BGN Overhauls Free Nutritious Meal Programme, SPPG Under Scrutiny
The National Nutrition Agency (BGN) has affirmed its commitment to enhancing the effectiveness of the Free Nutritious Meal (MBG) Programme by strengthening governance, improving budget efficiency, sharpening the targeting of beneficiaries, and optimising the use of available resources. These measures aim to ensure the programme operates with greater precision, is sustainable, and delivers maximum benefits to the public.
This was conveyed by the Head of the National Nutrition Agency, Nanik S. Deyang, during a BGN press conference held at the BGN Head Office on Thursday (4/6/2026). The event served as an initial moment of consolidation for the agency’s new leadership in formulating policy directions and strategic steps for the programme’s future implementation.
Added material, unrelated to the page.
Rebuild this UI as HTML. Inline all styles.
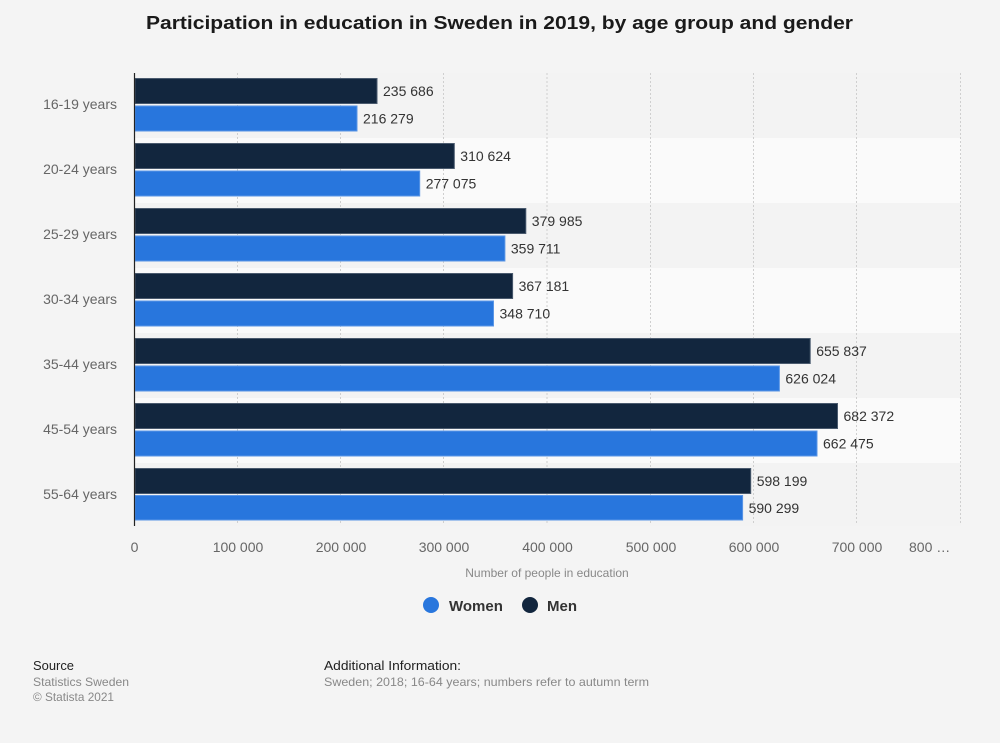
<!DOCTYPE html>
<html><head><meta charset="utf-8"><style>
html,body{margin:0;padding:0;background:#f4f4f4;}
svg{display:block;font-family:"Liberation Sans",Arial,sans-serif;}
</style></head><body>
<svg width="1000" height="743" viewBox="0 0 1000 743" xmlns="http://www.w3.org/2000/svg">
<rect x="0" y="0" width="1000" height="743" fill="#f4f4f4"/>
<text x="146" y="29" font-size="18.5" font-weight="bold" fill="#1a1a1a" textLength="707" lengthAdjust="spacingAndGlyphs">Participation in education in Sweden in 2019, by age group and gender</text>
<!-- bands -->
<rect x="135" y="73" width="826" height="65" fill="#f3f3f3"/>
<rect x="135" y="138" width="826" height="65" fill="#fafafa"/>
<rect x="135" y="203" width="826" height="65" fill="#f3f3f3"/>
<rect x="135" y="268" width="826" height="65" fill="#fafafa"/>
<rect x="135" y="333" width="826" height="65" fill="#f3f3f3"/>
<rect x="135" y="398" width="826" height="65" fill="#fafafa"/>
<rect x="135" y="463" width="826" height="63" fill="#f3f3f3"/>
<!-- grid -->
<g stroke="#cfcfcf" stroke-width="1" stroke-dasharray="2,2">
<line x1="237.5" y1="73" x2="237.5" y2="525"/>
<line x1="340.5" y1="73" x2="340.5" y2="525"/>
<line x1="443.5" y1="73" x2="443.5" y2="525"/>
<line x1="547" y1="73" x2="547" y2="525"/>
<line x1="650.5" y1="73" x2="650.5" y2="525"/>
<line x1="753.5" y1="73" x2="753.5" y2="525"/>
<line x1="856.5" y1="73" x2="856.5" y2="525"/>
<line x1="960.5" y1="73" x2="960.5" y2="525"/>
</g>
<!-- bars -->
<g stroke-width="1">
<rect x="135" y="78.5" width="242" height="25" fill="#12263e" stroke="#4a5a6e"/>
<rect x="135" y="106" width="222" height="25" fill="#2876dd" stroke="#5a96e6"/>
<rect x="135" y="143.5" width="319.3" height="25" fill="#12263e" stroke="#4a5a6e"/>
<rect x="135" y="171" width="284.7" height="25" fill="#2876dd" stroke="#5a96e6"/>
<rect x="135" y="208.5" width="390.8" height="25" fill="#12263e" stroke="#4a5a6e"/>
<rect x="135" y="236" width="369.9" height="25" fill="#2876dd" stroke="#5a96e6"/>
<rect x="135" y="273.5" width="377.6" height="25" fill="#12263e" stroke="#4a5a6e"/>
<rect x="135" y="301" width="358.5" height="25" fill="#2876dd" stroke="#5a96e6"/>
<rect x="135" y="338.5" width="675.2" height="25" fill="#12263e" stroke="#4a5a6e"/>
<rect x="135" y="366" width="644.4" height="25" fill="#2876dd" stroke="#5a96e6"/>
<rect x="135" y="403.5" width="702.5" height="25" fill="#12263e" stroke="#4a5a6e"/>
<rect x="135" y="431" width="682" height="25" fill="#2876dd" stroke="#5a96e6"/>
<rect x="135" y="468.5" width="615.7" height="25" fill="#12263e" stroke="#4a5a6e"/>
<rect x="135" y="495.5" width="607.6" height="24.5" fill="#2876dd" stroke="#5a96e6"/>
</g>
<!-- axis line -->
<line x1="134.5" y1="73" x2="134.5" y2="526" stroke="#222" stroke-width="1.2"/>
<!-- value labels -->
<g font-size="14" fill="#333">
<text x="383" y="96">235 686</text>
<text x="363" y="123.5">216 279</text>
<text x="460.3" y="161">310 624</text>
<text x="425.7" y="188.5">277 075</text>
<text x="531.8" y="226">379 985</text>
<text x="510.9" y="253.5">359 711</text>
<text x="518.6" y="291">367 181</text>
<text x="499.5" y="318.5">348 710</text>
<text x="816.2" y="356">655 837</text>
<text x="785.4" y="383.5">626 024</text>
<text x="843.5" y="421">682 372</text>
<text x="823" y="448.5">662 475</text>
<text x="756.7" y="486">598 199</text>
<text x="748.6" y="513">590 299</text>
</g>
<!-- category labels -->
<g font-size="14" fill="#666" text-anchor="end">
<text x="117" y="109">16-19 years</text>
<text x="117" y="174">20-24 years</text>
<text x="117" y="239">25-29 years</text>
<text x="117" y="304">30-34 years</text>
<text x="117" y="369">35-44 years</text>
<text x="117" y="434">45-54 years</text>
<text x="117" y="499">55-64 years</text>
</g>
<!-- x ticks -->
<g font-size="14" fill="#666" text-anchor="middle">
<text x="134.5" y="552">0</text>
<text x="238" y="552">100 000</text>
<text x="341" y="552">200 000</text>
<text x="444" y="552">300 000</text>
<text x="547.5" y="552">400 000</text>
<text x="651" y="552">500 000</text>
<text x="754" y="552">600 000</text>
<text x="857" y="552">700 000</text>
</g>
<text x="909" y="552" font-size="14" fill="#666">800 …</text>
<text x="547" y="577" font-size="12" fill="#888" text-anchor="middle">Number of people in education</text>
<!-- legend -->
<circle cx="431" cy="605" r="8" fill="#2876dd"/>
<text x="449" y="611" font-size="15" font-weight="bold" fill="#333">Women</text>
<circle cx="530" cy="605" r="8" fill="#12263e"/>
<text x="547" y="611" font-size="15" font-weight="bold" fill="#333">Men</text>
<!-- footer -->
<text x="33" y="670" font-size="12.5" fill="#222" textLength="41" lengthAdjust="spacingAndGlyphs">Source</text>
<text x="33" y="686" font-size="12" fill="#888" textLength="96" lengthAdjust="spacingAndGlyphs">Statistics Sweden</text>
<text x="33" y="701" font-size="12" fill="#888" textLength="81" lengthAdjust="spacingAndGlyphs">© Statista 2021</text>
<text x="324" y="670" font-size="12.5" fill="#222" textLength="137" lengthAdjust="spacingAndGlyphs">Additional Information:</text>
<text x="324" y="686" font-size="12" fill="#888" textLength="325" lengthAdjust="spacingAndGlyphs">Sweden; 2018; 16-64 years; numbers refer to autumn term</text>
</svg>
</body></html>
According to Nanik, the BGN’s current primary focus is ensuring that every budget allocation and resource used generates an optimal impact for the community groups most in need of nutritional intervention. “Our current focus is ensuring the Free Nutritious Meal Programme operates more effectively, is well-targeted, and provides optimal benefits for the community. Therefore, we are reorganising the programme’s implementation so that service quality can be continuously improved,” said Nanik.
As part of these efforts, the BGN is restructuring various aspects of the programme’s implementation. The steps taken include refocusing beneficiaries so that nutritional interventions are more directed at priority groups, imposing a temporary moratorium on the construction of new kitchens, and optimising already operational kitchens to ensure they are utilised to their maximum potential.
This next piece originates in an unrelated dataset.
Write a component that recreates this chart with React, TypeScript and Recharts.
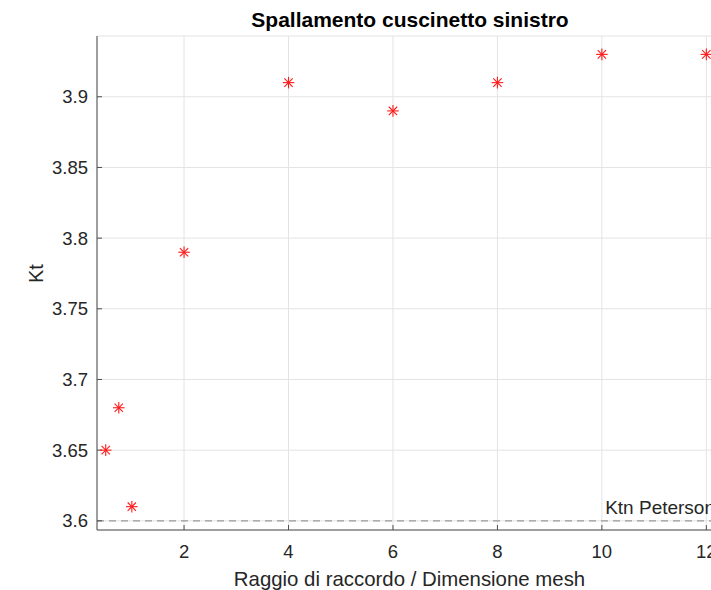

Furthermore, the BGN is strengthening the guidance and standardisation of the Nutrition Fulfilment Service Units (SPPG) to ensure all kitchens meet established standards for food safety, service quality, and human resource capacity. Through these measures, the BGN aims to ensure every meal distributed to beneficiaries meets sound nutritional and safety standards.
Nanik explained that the restructuring of programme implementation also addresses the challenge of uneven service distribution across various regions. “Currently, there remains a high concentration of kitchens in agglomeration areas, while a number of underdeveloped, frontier, and outermost (3T) regions still require service strengthening. For this reason, we are carrying out this restructuring so that the benefits of the programme can truly be felt evenly by all Indonesian children,” she stated.
To broaden its service reach, the BGN is preparing various more adaptive MBG implementation schemes for the 3T regions. The approach is not solely through the construction of new facilities, but also by optimising existing infrastructure, such as school canteens, communal kitchens, and community facilities that meet the programme’s operational requirements.
The BGN is also opening up opportunities for collaboration with various stakeholders, including state-owned enterprises, the private sector through corporate social responsibility programmes, foundations, and other parties wishing to participate in supporting the expansion of MBG services in regions that need them.
On the same occasion, Nanik stressed that service quality remains the top priority in the consolidation process currently being undertaken by the BGN. “We want to ensure every kitchen produces food that is safe, healthy, and nutritious. Therefore, improving operational standards, enhancing human resource capacity, and strengthening supervision are our main agendas,” she said.
Meanwhile, BGN Deputy Head Agustina Arumsari stated that governance strengthening will be carried out through improvements to the internal control system, data integration, information validation, and the development of a more structured and measurable system. According to her, good governance must be built through a robust system so that programme implementation can proceed accountably, transparently, and sustainably.
“We will strengthen data integration and information systems so that every policy can be supported by valid data. In addition, various recommendations from oversight bodies will become part of our ongoing efforts to refine governance,” she said.
In sharpening the programme’s targets, the BGN is also reinforcing interventions for the 3B group—pregnant women, breastfeeding mothers, and toddlers—as a strategic group in efforts to prevent stunting and improve the quality of human resources from an early age.